Many times, we see things in our behaviors and actions we do not like which either can be changed or do not exist. Why not try to allow yourself to be falliable and love yourself anyway.

If this is initially difficult for you, please remember these words Athena Moberg says to each and every one of our trauma survivor community members, “YOU are an unrepeatable miracle. You are valuable. There has never been, nor will there ever be another you. You are uniquely gifted and have talents you were born with which no one else has. I am glad you were born. I am grateful for your life.”

 

Did You Know that Sometimes You are Powerless?  

I have spent many years of my life living in apprehension of the future. I feared the future and dreaded what it may contain.

I know many of our readers feel the same, so I wish to share some words of wisdom my therapist Paula implanted in my soul during our fifteen plus years of working together. The following section and the one that comes after are full of her words which have helped me gain a grip on my fears and on life.

Yes, It is true, any number of horrible experiences may await you in 2019.

Someone you love may die, you may face a major illness, a disaster may strike your home, or you could spend time in the hospital. However, it is vital to understand that some things are not in your control.

While all those things are possible, you can take steps to prevent illness by taking better care of yourself and lessen the loss to your home by fire by owning insurance. However, some things are not in your ability to stop. Death is an inevitable truth which escapes no one. Not only that, but there might be a myriad of other nasty surprises in your future over which you have no sway.

So, what is a person to do?

Paula’s Parting Words of Wisdom

The last day I saw Paula before she retired, she reminded me of all she had taught me. Now I’m am passing her wisdom on to you. Like with anything else, you can take what you like and leave the rest. However, I wouldn’t ignore what I’m about to impart to you, because these words of wisdom can help you change your life.

Do not dread death. Death is an inevitable fact of life. Instead, tell those you cherish that you love them loudly and often while they are still living. Give them hugs, send them flowers, and call them telling them how important they are to you.

Do not fear the future. Time will pass and the future will be here whether you plan for it or not. Instead, embrace the future while enjoying the present. Make good memories today for yourself and your family that will last. Have a picnic in your living room, fly kites in the spring, and camp out in your backyard.

Spend time enjoying your life. Life is short and there will be time for sickness and death later. For now, look up at the stars at night. Visit someone with a new baby and look into the baby’s eyes feeling awed by the miracle before you. Go out into the woods and listen to the sounds of nature. Allow yourself the thrill of the feeling of the bark of a tree against your hands and cheeks.

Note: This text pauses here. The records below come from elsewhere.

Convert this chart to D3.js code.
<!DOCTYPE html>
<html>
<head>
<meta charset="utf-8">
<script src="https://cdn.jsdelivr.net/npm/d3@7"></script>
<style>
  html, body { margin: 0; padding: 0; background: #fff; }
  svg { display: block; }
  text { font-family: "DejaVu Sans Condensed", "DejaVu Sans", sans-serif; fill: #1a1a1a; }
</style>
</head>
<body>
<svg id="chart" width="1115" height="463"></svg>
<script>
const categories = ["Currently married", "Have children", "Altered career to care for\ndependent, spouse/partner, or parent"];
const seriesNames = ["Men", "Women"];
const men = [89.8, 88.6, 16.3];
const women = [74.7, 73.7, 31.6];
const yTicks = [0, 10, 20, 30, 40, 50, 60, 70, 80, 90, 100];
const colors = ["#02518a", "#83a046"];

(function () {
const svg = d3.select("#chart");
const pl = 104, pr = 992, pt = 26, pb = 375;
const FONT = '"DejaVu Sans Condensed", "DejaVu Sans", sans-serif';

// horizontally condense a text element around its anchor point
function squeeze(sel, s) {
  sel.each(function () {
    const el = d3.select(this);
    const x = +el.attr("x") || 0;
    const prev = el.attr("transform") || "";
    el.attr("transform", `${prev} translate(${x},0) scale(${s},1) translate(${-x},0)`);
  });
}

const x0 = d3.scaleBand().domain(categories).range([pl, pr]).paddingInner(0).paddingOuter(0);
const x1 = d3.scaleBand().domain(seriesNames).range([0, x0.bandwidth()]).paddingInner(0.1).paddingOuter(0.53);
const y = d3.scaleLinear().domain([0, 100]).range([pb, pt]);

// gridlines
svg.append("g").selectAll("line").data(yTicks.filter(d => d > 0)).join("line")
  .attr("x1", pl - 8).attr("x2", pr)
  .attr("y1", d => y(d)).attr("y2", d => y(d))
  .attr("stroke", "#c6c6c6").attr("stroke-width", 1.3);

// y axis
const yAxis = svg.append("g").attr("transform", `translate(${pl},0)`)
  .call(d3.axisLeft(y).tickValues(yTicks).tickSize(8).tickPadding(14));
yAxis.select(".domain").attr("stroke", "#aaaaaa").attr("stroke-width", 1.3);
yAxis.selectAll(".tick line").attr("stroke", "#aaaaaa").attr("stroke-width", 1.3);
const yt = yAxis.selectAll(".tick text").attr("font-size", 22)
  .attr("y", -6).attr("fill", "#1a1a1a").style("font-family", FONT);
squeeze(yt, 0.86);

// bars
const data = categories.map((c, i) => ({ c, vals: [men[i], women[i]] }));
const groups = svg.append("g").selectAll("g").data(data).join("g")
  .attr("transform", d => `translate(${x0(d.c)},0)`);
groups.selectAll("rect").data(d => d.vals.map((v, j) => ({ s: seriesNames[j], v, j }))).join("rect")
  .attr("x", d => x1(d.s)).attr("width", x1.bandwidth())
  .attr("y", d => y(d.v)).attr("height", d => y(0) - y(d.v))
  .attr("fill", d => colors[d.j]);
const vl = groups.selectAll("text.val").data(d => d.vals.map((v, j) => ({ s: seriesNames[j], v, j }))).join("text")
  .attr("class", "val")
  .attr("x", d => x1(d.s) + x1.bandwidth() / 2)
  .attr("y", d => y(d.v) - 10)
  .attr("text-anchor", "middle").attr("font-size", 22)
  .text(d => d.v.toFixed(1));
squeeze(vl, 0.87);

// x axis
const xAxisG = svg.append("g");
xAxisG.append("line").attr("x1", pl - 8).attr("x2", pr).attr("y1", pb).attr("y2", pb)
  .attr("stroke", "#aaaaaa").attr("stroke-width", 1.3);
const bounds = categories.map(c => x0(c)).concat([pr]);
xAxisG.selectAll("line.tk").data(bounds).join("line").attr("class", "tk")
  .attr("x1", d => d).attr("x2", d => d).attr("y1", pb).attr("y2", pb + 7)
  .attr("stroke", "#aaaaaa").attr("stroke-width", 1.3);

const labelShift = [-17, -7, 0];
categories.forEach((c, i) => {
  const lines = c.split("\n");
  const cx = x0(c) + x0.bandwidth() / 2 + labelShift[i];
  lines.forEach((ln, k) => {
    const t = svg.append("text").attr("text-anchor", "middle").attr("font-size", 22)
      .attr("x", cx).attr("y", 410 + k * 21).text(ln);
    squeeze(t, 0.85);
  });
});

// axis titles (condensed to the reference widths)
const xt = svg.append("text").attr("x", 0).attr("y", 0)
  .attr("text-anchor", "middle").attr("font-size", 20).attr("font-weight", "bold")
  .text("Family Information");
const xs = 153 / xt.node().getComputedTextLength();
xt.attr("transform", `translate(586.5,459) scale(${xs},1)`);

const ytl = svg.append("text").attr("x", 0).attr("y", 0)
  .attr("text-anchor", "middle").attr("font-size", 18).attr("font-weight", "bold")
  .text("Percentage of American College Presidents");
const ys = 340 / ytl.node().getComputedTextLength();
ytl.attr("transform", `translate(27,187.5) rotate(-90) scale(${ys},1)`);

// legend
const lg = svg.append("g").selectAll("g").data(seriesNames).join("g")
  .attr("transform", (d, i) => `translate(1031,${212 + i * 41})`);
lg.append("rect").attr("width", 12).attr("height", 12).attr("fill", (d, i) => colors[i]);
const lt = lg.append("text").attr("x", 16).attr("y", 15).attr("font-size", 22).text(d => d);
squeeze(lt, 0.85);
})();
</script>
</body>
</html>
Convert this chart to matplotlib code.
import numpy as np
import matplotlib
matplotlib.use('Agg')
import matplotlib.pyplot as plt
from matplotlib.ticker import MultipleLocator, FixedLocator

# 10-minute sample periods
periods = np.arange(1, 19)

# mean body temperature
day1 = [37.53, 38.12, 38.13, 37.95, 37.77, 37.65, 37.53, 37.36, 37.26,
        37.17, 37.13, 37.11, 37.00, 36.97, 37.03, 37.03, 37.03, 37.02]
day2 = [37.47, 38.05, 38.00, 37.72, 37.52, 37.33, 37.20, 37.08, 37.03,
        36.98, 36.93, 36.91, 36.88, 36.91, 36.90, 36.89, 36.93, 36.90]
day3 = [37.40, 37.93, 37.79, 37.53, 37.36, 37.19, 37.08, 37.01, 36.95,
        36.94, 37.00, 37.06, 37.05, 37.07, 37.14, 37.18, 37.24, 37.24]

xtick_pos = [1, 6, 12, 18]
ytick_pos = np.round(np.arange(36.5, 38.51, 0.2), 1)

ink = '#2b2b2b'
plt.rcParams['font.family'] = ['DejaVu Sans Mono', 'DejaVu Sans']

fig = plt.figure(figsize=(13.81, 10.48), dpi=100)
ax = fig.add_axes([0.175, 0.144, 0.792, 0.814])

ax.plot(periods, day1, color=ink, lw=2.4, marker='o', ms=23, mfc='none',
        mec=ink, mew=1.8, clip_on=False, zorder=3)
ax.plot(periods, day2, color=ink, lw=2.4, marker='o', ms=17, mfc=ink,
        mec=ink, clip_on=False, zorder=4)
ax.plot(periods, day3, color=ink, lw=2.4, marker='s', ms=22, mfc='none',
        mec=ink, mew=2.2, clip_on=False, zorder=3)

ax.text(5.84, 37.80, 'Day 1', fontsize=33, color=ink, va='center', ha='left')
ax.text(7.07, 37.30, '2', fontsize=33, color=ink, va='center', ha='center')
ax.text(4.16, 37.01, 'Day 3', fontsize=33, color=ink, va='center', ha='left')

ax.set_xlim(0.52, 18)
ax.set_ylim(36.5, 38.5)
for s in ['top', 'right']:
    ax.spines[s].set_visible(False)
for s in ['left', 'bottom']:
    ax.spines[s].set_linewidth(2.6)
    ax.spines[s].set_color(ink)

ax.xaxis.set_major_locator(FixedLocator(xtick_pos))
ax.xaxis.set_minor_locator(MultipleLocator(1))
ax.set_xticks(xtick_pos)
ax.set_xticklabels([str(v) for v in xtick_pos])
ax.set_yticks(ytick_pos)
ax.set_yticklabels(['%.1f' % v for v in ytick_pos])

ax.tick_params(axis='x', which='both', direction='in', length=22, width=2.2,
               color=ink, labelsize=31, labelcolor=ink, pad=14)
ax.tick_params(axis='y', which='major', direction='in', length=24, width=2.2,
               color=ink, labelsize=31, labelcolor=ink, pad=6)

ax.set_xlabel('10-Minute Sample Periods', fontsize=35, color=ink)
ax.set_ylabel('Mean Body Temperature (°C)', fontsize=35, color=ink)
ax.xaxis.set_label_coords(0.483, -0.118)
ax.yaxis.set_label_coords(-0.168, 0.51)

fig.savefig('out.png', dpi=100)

Finally, Life is an experience to relish, not dread. We are privileged to be part of life, There is only one way to end the effects of the past and build a better 2019, we must spend quality time enjoying life today.

Like Paula told me, you might as well live well and enjoy the ride because you’re just like everyone else, no one gets out of life alive.

We here at the CPTSD Foundation wish you a blessed and fruitful new year ahead full of much joy, health, and love.